TO DO – Please, without the pictures, retype exactly the lines from the start of the material through the line that holds "survival_rate = [36.0, 30.8, 23.6, 21.6, 59.0, 76.4, 88.6]".

DATASET CONTENT –
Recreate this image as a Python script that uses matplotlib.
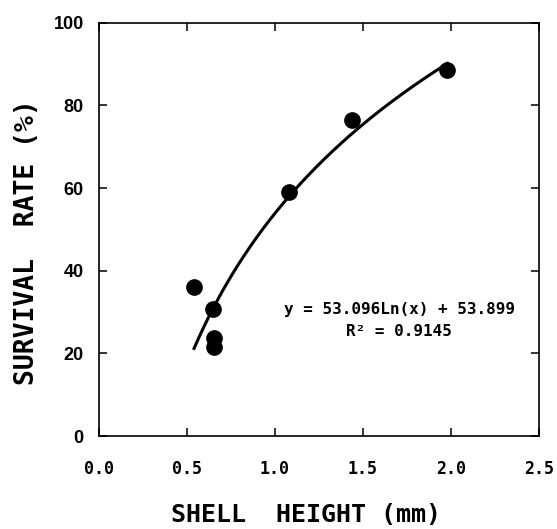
import matplotlib

matplotlib.use("Agg")
import matplotlib.pyplot as plt
import numpy as np

# survival rate vs shell height
shell_height = [0.54, 0.65, 0.655, 0.655, 1.08, 1.44, 1.98]
survival_rate = [36.0, 30.8, 23.6, 21.6, 59.0, 76.4, 88.6]

# log fit printed on the chart
fit_a = 53.096
fit_b = 53.899
fit_r2 = 0.9145

x_ticks = [0.0, 0.5, 1.0, 1.5, 2.0, 2.5]
y_ticks = [0, 20, 40, 60, 80, 100]

MONO = "DejaVu Sans Mono"

fig = plt.figure(figsize=(5.57, 5.29), dpi=100)
ax = fig.add_axes([0.1777, 0.1758, 0.79, 0.7812])

xs = np.linspace(min(shell_height), max(shell_height), 200)
ax.plot(xs, fit_a * np.log(xs) + fit_b, color="black", lw=2.2, zorder=2)
ax.plot(shell_height, survival_rate, "o", color="black", ms=11, zorder=3)

ax.set_xlim(0, 2.5)
ax.set_ylim(0, 100)
ax.set_xticks(x_ticks)
ax.set_yticks(y_ticks)
ax.set_xticklabels([f"{v:.1f}" for v in x_ticks], family=MONO,
                   fontweight="bold", fontsize=12)
ax.set_yticklabels([str(v) for v in y_ticks], family="Liberation Sans",
                   fontweight="bold", fontsize=13)
ax.tick_params(direction="in", length=6, width=1.1, top=True, right=True)
ax.tick_params(axis="x", pad=17)
ax.tick_params(axis="y", pad=11)
for sp in ax.spines.values():
    sp.set_linewidth(1.2)

ax.set_xlabel("SHELL  HEIGHT (mm)", family=MONO, fontweight="bold",
              fontsize=18, labelpad=18)
ax.set_ylabel("SURVIVAL  RATE (%)", family=MONO, fontweight="bold",
              fontsize=19, labelpad=10)
# the labels sit a little off-centre in the original
ax.xaxis.label.set_x(0.47)
ax.yaxis.label.set_y(0.47)

ax.text(1.705, 28.0,
        f"y = {fit_a:.3f}Ln(x) + {fit_b:.3f}\nR\u00b2 = {fit_r2:.4f}",
        family=MONO, fontweight="bold", fontsize=11.5,
        ha="center", va="center", multialignment="center", linespacing=1.6)

fig.savefig("out.png", dpi=100)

TASK OUTPUT –
Recreate this image as a Python script that uses matplotlib.
import matplotlib

matplotlib.use("Agg")
import matplotlib.pyplot as plt
import numpy as np

# survival rate vs shell height
shell_height = [0.54, 0.65, 0.655, 0.655, 1.08, 1.44, 1.98]
survival_rate = [36.0, 30.8, 23.6, 21.6, 59.0, 76.4, 88.6]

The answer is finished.